- **WHAT IS NEEDED**: Repeat the data below exactly, dropping any pictures it holds.
━━━ GIVEN MATERIAL
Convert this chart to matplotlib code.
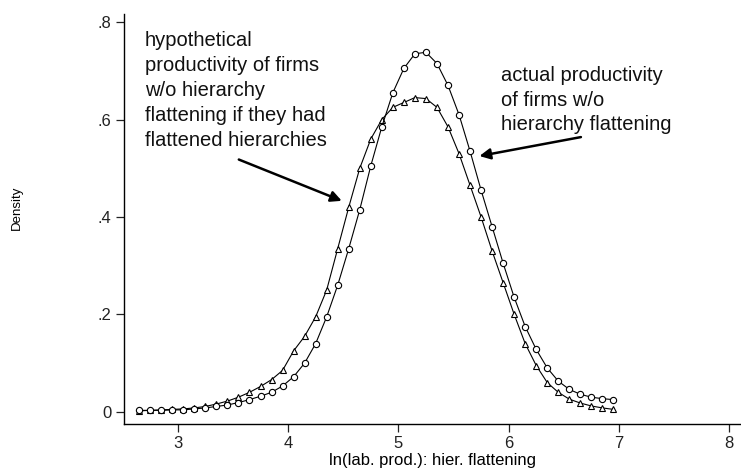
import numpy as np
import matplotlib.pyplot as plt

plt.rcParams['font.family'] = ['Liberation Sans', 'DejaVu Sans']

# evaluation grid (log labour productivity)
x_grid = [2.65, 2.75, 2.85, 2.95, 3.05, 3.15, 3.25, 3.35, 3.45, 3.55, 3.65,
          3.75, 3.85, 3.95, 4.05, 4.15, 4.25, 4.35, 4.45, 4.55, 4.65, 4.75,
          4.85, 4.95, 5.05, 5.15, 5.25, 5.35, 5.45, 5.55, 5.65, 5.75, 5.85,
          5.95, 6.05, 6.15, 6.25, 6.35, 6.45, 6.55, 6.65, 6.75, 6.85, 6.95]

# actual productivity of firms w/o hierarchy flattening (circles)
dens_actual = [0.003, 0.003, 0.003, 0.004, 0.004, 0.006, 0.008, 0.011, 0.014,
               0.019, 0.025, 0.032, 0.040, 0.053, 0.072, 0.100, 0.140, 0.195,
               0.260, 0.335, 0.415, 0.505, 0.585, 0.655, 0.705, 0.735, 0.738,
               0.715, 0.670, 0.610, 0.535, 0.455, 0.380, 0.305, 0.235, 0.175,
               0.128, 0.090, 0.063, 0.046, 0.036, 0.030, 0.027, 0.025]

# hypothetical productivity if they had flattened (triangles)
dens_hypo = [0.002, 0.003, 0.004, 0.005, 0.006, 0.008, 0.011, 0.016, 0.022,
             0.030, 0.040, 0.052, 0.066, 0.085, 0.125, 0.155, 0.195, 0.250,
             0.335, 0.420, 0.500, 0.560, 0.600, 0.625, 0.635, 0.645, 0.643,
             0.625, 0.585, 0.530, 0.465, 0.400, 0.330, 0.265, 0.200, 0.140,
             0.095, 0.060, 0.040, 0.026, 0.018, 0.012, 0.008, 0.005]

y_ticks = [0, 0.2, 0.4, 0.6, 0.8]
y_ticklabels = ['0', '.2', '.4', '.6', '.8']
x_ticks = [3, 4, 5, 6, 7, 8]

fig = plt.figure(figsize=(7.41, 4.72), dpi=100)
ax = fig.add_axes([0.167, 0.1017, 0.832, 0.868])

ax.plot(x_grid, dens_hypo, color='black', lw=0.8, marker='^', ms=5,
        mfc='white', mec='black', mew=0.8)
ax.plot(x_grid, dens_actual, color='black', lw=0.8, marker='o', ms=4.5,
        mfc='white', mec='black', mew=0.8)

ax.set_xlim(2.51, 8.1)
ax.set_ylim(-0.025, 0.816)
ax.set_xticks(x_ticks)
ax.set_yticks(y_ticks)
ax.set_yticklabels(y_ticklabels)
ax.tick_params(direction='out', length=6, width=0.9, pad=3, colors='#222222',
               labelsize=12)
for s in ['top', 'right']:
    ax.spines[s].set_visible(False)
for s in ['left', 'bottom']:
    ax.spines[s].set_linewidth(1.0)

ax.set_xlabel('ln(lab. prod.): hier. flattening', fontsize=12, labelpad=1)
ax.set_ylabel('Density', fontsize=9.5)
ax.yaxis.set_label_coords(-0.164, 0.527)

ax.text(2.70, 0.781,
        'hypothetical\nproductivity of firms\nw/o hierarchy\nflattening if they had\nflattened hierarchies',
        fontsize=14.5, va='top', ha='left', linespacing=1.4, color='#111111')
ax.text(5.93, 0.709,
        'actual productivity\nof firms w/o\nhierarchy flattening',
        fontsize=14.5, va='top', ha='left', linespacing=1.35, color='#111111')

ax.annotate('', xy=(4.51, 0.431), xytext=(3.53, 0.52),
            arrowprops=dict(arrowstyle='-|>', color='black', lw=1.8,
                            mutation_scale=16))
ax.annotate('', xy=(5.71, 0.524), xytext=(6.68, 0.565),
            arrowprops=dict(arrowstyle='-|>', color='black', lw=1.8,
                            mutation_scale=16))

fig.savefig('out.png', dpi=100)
━━━━━━
- **SOLUTION**:
Convert this chart to matplotlib code.
import numpy as np
import matplotlib.pyplot as plt

plt.rcParams['font.family'] = ['Liberation Sans', 'DejaVu Sans']

# evaluation grid (log labour productivity)
x_grid = [2.65, 2.75, 2.85, 2.95, 3.05, 3.15, 3.25, 3.35, 3.45, 3.55, 3.65,
          3.75, 3.85, 3.95, 4.05, 4.15, 4.25, 4.35, 4.45, 4.55, 4.65, 4.75,
          4.85, 4.95, 5.05, 5.15, 5.25, 5.35, 5.45, 5.55, 5.65, 5.75, 5.85,
          5.95, 6.05, 6.15, 6.25, 6.35, 6.45, 6.55, 6.65, 6.75, 6.85, 6.95]

# actual productivity of firms w/o hierarchy flattening (circles)
dens_actual = [0.003, 0.003, 0.003, 0.004, 0.004, 0.006, 0.008, 0.011, 0.014,
               0.019, 0.025, 0.032, 0.040, 0.053, 0.072, 0.100, 0.140, 0.195,
               0.260, 0.335, 0.415, 0.505, 0.585, 0.655, 0.705, 0.735, 0.738,
               0.715, 0.670, 0.610, 0.535, 0.455, 0.380, 0.305, 0.235, 0.175,
               0.128, 0.090, 0.063, 0.046, 0.036, 0.030, 0.027, 0.025]

# hypothetical productivity if they had flattened (triangles)
dens_hypo = [0.002, 0.003, 0.004, 0.005, 0.006, 0.008, 0.011, 0.016, 0.022,
             0.030, 0.040, 0.052, 0.066, 0.085, 0.125, 0.155, 0.195, 0.250,
             0.335, 0.420, 0.500, 0.560, 0.600, 0.625, 0.635, 0.645, 0.643,
             0.625, 0.585, 0.530, 0.465, 0.400, 0.330, 0.265, 0.200, 0.140,
             0.095, 0.060, 0.040, 0.026, 0.018, 0.012, 0.008, 0.005]

y_ticks = [0, 0.2, 0.4, 0.6, 0.8]
y_ticklabels = ['0', '.2', '.4', '.6', '.8']
x_ticks = [3, 4, 5, 6, 7, 8]

fig = plt.figure(figsize=(7.41, 4.72), dpi=100)
ax = fig.add_axes([0.167, 0.1017, 0.832, 0.868])

ax.plot(x_grid, dens_hypo, color='black', lw=0.8, marker='^', ms=5,
        mfc='white', mec='black', mew=0.8)
ax.plot(x_grid, dens_actual, color='black', lw=0.8, marker='o', ms=4.5,
        mfc='white', mec='black', mew=0.8)

ax.set_xlim(2.51, 8.1)
ax.set_ylim(-0.025, 0.816)
ax.set_xticks(x_ticks)
ax.set_yticks(y_ticks)
ax.set_yticklabels(y_ticklabels)
ax.tick_params(direction='out', length=6, width=0.9, pad=3, colors='#222222',
               labelsize=12)
for s in ['top', 'right']:
    ax.spines[s].set_visible(False)
for s in ['left', 'bottom']:
    ax.spines[s].set_linewidth(1.0)

ax.set_xlabel('ln(lab. prod.): hier. flattening', fontsize=12, labelpad=1)
ax.set_ylabel('Density', fontsize=9.5)
ax.yaxis.set_label_coords(-0.164, 0.527)

ax.text(2.70, 0.781,
        'hypothetical\nproductivity of firms\nw/o hierarchy\nflattening if they had\nflattened hierarchies',
        fontsize=14.5, va='top', ha='left', linespacing=1.4, color='#111111')
ax.text(5.93, 0.709,
        'actual productivity\nof firms w/o\nhierarchy flattening',
        fontsize=14.5, va='top', ha='left', linespacing=1.35, color='#111111')

ax.annotate('', xy=(4.51, 0.431), xytext=(3.53, 0.52),
            arrowprops=dict(arrowstyle='-|>', color='black', lw=1.8,
                            mutation_scale=16))
ax.annotate('', xy=(5.71, 0.524), xytext=(6.68, 0.565),
            arrowprops=dict(arrowstyle='-|>', color='black', lw=1.8,
                            mutation_scale=16))

fig.savefig('out.png', dpi=100)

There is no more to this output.